Greece – Act 2 CommencesMarch 3, 2015
Act 1 of the Greek tragedy came to an end last week with Greece obtaining an interim four-month financing agreement in exchange for a lengthy but somewhat vague list of reform commitments. After difficult negotiations the Eurozone finance ministers agreed on Tuesday to approve the list of reforms that Greece had pledged to implement.
Approval by various euro-area parliaments is also necessary. This approval now looks assured in the two most important ones: Germany and Greece. In Germany a test vote showed that a majority clearly supports approval. And in Greece, after a difficult twelve-hour debate in the Greek parliament, the government appears to have the necessary support for passage.
Greece has not yet obtained access to the new funds (€7.2 billion) specified in Tuesday’s agreement. Rather, the Greek government is now beginning act 2 of their drama. Greece must now obtain agreement, both internal and with its creditors, on a “final” list of reforms, including their specific content, and implement them before the end of April.
There will be intense technical discussions on these matters between Greece and its creditors. Of the three institutions that play an important role on the creditor side, two have signaled that they remain to be convinced about Greece’s reform pledges, while the third, the EU Commission, accepted Greece’s proposals without qualifications.
The IMF accepted the Greek list as a valid starting point. It also stated that “in quite a few areas, however, including perhaps the most important ones, the proposal is not conveying clear assurances that the Government intends to undertake the reforms envisaged in the Memorandum on Economic and Financial Policies (MEFP).” In a letter to the Eurogroup, the European Central Bank (ECB) President, Mario Draghi, similarly stated the ECB’s approval of the proposal as a “starting point.” He added “[W]e note that the commitments outlined by the authorities differ from the existing programme commitments in a number of areas. In such cases we will have to assess during the review whether measures which are not accepted by the authorities are replaced with measures of equal or better quality in terms of achieving the objectives of the programme.”
The technical discussions with creditors will probably keep Greece off the first page during March.
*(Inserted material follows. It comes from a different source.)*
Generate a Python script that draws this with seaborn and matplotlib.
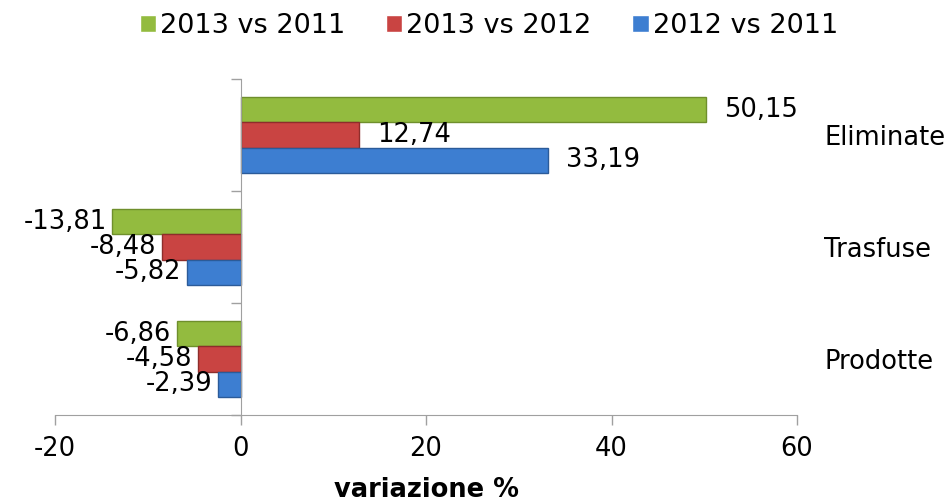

However, in April Greece will likely return to the headlines as act 2 moves toward a conclusion. There are sure to be very heated deliberations in Greece’s parliament as the government seeks passage of some difficult reforms. Confrontation is likely within the ruling party in several areas. Despite Syriza’s opposition to privatization, in its proposals to the euro group, the government has committed not to reverse the privatizations that have been completed and to respect the legal process with respect to tenders already launched. However, the energy minister, Panagiotis Lafazanis, appears likely to continue his opposition to the privatization of the electricity grid and part of the state power utility. Labor market reforms are another area where the government will surely encounter strong push-back from the hard-line “Left Platform” part of the ruling party. The Syriza government continues to have strong approval ratings but will likely find the next two months to be challenging.
In the meantime, European and global markets have shifted their attention to the approach of the March launch of the ECB’s program of quantitative easing via purchases of sovereign debt. Anticipation of this QE is resulting in record low interest rates across Europe. The yields on Germany’s five- and seven-year debt have dropped into negative territory, and the Portuguese 10-year yields set a record below 2 percent on Thursday. Economic growth in Europe is strengthening, and investors are moving into European equity markets as well as buying bonds. Fears of a Greek exit from the euro and the shock that would result for financial markets clearly have receded for the time being. They may well return in April.
The ideas and opinions expressed in this blog are those of the author, and they should not be perceived as investment advice or as any other kind of advice.